No! He is alii-iive…
Like many of you I’m sure, I haven’t been doing a whole lot of riding of late. I’m slowly emerging from the – cough – off season and preparing for the Glentress Short Duathlon on 14 March. My riding so far has been exclusively road-based with my trusty old Rockhopper nibbling up some (bargain) base (-ment) miles round the roads, “cols” and, erm, industrial estates of Sausage Roll City. But for someone who has an interest in the whole “cycling culture” thing, my riding remains the end itself rather than it being a means and that’s something I intend to change.
Last night I attended a meeting at Little Miss Stumpy’s school. There and back, it’s just over 1.5km. Anyway, I decided that rather than walk or – oh, the horror! – take the car, I’d cycle along the leafy cycle-paths that criss-cross our end of the town. Mrs Stumpy asked incredulously, “in your cycling gear???” Erm, no. So with the exception of my helmet, gloves and – er – a pair of Specialized Trail 110s (sorry, Time don’t do a half-and-half flat/ATAC pedal!), daddy went-a-cycling in casual gear. Or more tellingly, for the first time in over 25 years, I cycled to school. By ‘eck it were good.
At the time, I Tweeted something along the lines of “you’d have thought Ian Huntley had just walked in” and that’s not far off the mark considering the reaction when I arrived. Having locked the bike in what is BMFW Jr’s traditional parking space, I click-clacked my way into the main hall to join the suited, booted and track-suited throng. Expressions ranged from faint amusement to utter distaste. Helmet on lap, I was afforded a row almost to myself as the sole other occupant viewed me askance when I took my seat. Hell, the boots I’ll concede were manky, right enough, but I was otherwise clean and without even the slightest hint of helmet hair. After the meeting, people I vaguely knew said I was – variously – “keen”, “mental” or “really fit” (physically as opposed to aesthetically, I’m sure). Why is riding a bike odd? And why do fat people deride you for doing something they clearly haven’t in a looong time? “Cycling culture” has a long way to go in West Lothian, a fact underlined on Saturday morning’s ride when some idiot in a MPV came haring by on an otherwise long, empty straight blaring his horn.

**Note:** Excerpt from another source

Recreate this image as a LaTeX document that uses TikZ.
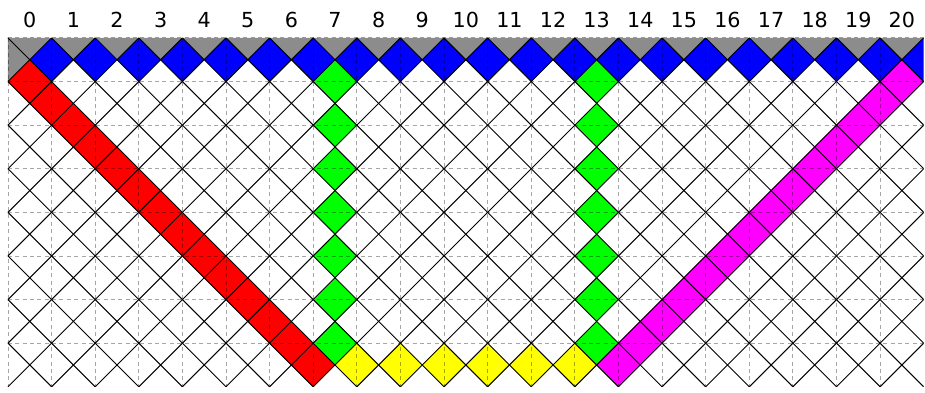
\documentclass[tikz,border=0pt]{standalone}
\usepackage{fontspec}
\setsansfont{DejaVu Sans}
\usepackage{xcolor}
\usepackage{tikz}
\usetikzlibrary{arrows.meta,positioning}
\definecolor{CellGray}{HTML}{8C8C8C}
\definecolor{CellBlue}{HTML}{0000FF}
\definecolor{CellRed}{HTML}{FF0000}
\definecolor{CellGreen}{HTML}{00FF00}
\definecolor{CellYellow}{HTML}{FFFF00}
\definecolor{CellPink}{HTML}{FF00FF}
\newcommand{\cellAt}[3]{\fill[#1] (#2,#3) ++(0,0.5) -- ++(0.5,-0.5) -- ++(-0.5,-0.5) -- ++(-0.5,0.5) -- cycle;}

\begin{document}
\begin{tikzpicture}[
  gridline/.style={draw=black,opacity=0.35,line width=0.6pt,dash pattern=on 2.6pt off 2.2pt},
  lattice/.style={draw=black,line width=0.65pt},
  colnum/.style={anchor=base,inner sep=0pt,font=\sffamily\fontsize{13.5}{16}\selectfont}
]
\useasboundingbox (-0.183,0.87) rectangle (21.03,-8.14);
\begin{scope}
\clip (0,0) rectangle (21,-8);
\foreach \k in {0,...,20} {\fill[CellGray] (\k,0) -- ++(1,0) -- ++(-0.5,-0.5) -- cycle;}
\fill[CellGray] (0,0) -- (0.5,-0.5) -- (0,-1) -- cycle;
\foreach \k in {1,...,21} {\cellAt{CellBlue}{\k}{-0.5}}
\foreach \j in {0,...,13} {\cellAt{CellRed}{0.5+0.5*\j}{-1-0.5*\j}}
\foreach \j in {0,...,13} {\cellAt{CellPink}{14+0.5*\j}{-7.5+0.5*\j}}
\foreach \r in {1,...,7} {\cellAt{CellGreen}{7.5}{-\r} \cellAt{CellGreen}{13.5}{-\r}}
\foreach \k in {8,...,13} {\cellAt{CellYellow}{\k}{-7.5}}
\foreach \k in {0,...,20} {\draw[gridline] (\k,0) -- (\k,-8);}
\foreach \r in {0,...,7} {\draw[gridline] (0,-\r) -- (21,-\r);}
\foreach \n in {-9,...,30} {\draw[lattice] (\n,0) -- ++(9,-9); \draw[lattice] (\n,0) -- ++(-9,-9);}
\end{scope}
\foreach \i in {0,...,20} {\node[colnum] (col\i) at (\i+0.5,0.23) {\i};}
\end{tikzpicture}
\end{document}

But I enjoyed last night’s briefest of sojourns par velo. Okay, so maybe not in the way I enjoy a XC blast through the woods on Stumpy or getting miles in on the road but rather in the way you enjoy the freedom of your bike as a child. Not to get fit, not to be better, just to get somewhere. And where’s the harm in that? Hell, my total journey time was probably less than 5 minutes there and back, but there was no hassle, no traffic, no search for a parking space. It was great!
But while I was smug in my “separateness”, weaving my way through the traffic exiting the car park and adjacent street (hell, I’m traffic too!), it did make me think about whether cycling can ever be part of the norm, especially in what is essentially a commuter town. There are more petrol stations in Sausage Roll City than there are bike shops (Halfords being the only concession to 2-wheeled travel if you overlook Asda and Toys-r-Us). You can count on the one hand the number of bikes locked-up at either railway station. But all is not lost. Most of the pathways remain shared foot/cycle paths and provide ready access to longer-distance routes either on the National Cycle Network or on newly formed paths making the exotic delights of the likes of Edinburgh and, er, Bathgate distinctly rideable for anyone with a bike and functioning legs. I guess, more importantly, these paths need to be used. I’m always encouraged to see kids, families and – yes- adults themselves cycling but it also underlines the fact of how little time I spend on my bike simply as a means of walking faster.
What did Gandhi say about us becoming the change we wish to see?